NYC Authorities Seize Enough Fentanyl To Kill 32 Million People

28 September 2017 Written by  FOX News

New York City authorities seized a record amount of fentanyl that was worth about $30 million, officials said Monday.

New York City authorities seized almost 200 pounds of fentanyl in two stings, one of which was the largest bust in the city’s history.

In the first bust, on Aug. 1, federal agents collected more than 140 pounds of fentanyl, the most ever for the city. Agents said they saw two men, Rogelio Alvardo-Robles and Blanca Flores-Soli collect a package thought to be cocaine at a Walmart store in Manahawkin, NJ. The authorities followed the men to an apartment in the Queens neighborhood of Kew Gardens, where the alleged drugs were transported.

Authorities received a search warrant for the residence and discovered fentanyl and fentanyl-laced heroin. The collection of seized drugs was enough to kill 32 million people from overdoses, authorities said.

The second bust was conducted on Sept. 5, authorities snatched 53 pounds of fentanyl-laced heroin and two pounds of fentanyl in the Bronx. DEA agents and detectives observed Edwin Guzman and Manuel Rivera-Santana receiving a duffel bag from a truck before they transported to Manhattan.

Alvarado-Robles, Flores-Soli, Guzman and Rivera-Santana could each face criminal drug possession charges. Guzman and Rivera-Santana may also face conspiracy counts.

The drugs had a street value of $30 million, prosecutors said. The massive sting comes as deaths due to overdoses reached an all-time high in New York City, Bridget G. Brenna, New York City’s special narcotics prosecutors, told WNBC.
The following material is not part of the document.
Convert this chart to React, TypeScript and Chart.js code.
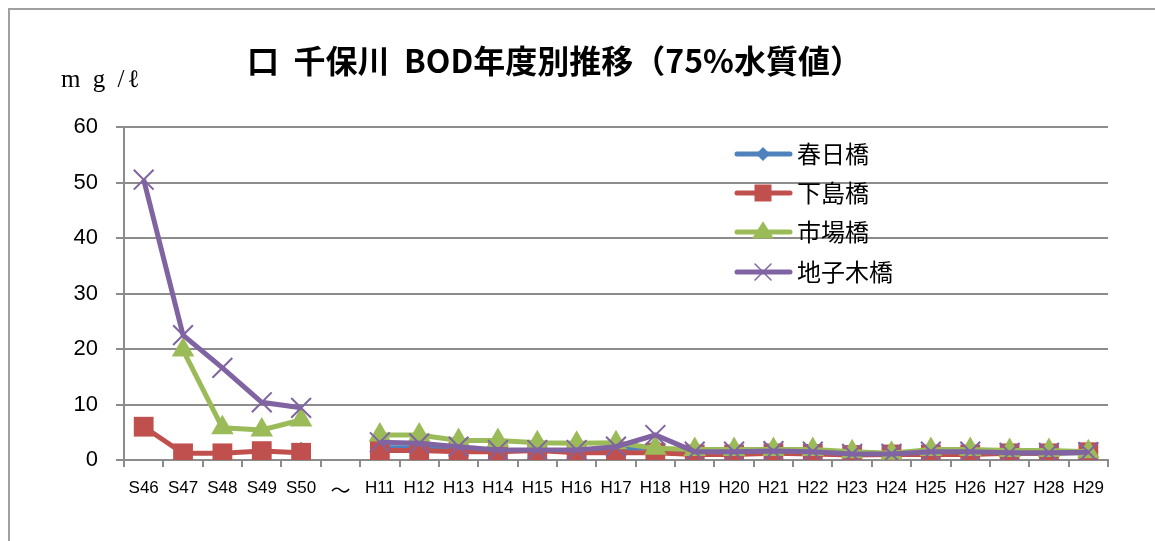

"The sheer volume of fentanyl pouring into the city is shocking," she said. "It's not only killing a record number of people in New York City, but the city is used as a hub of regional distribution for a lethal substance that is taking thousands of lives throughout the Northeast."

In 2015, more than 52,000 people across the U.S. died from drug overdoses and nearly two-thirds of those were due to opioids including fentanyl, The Associated Press reported.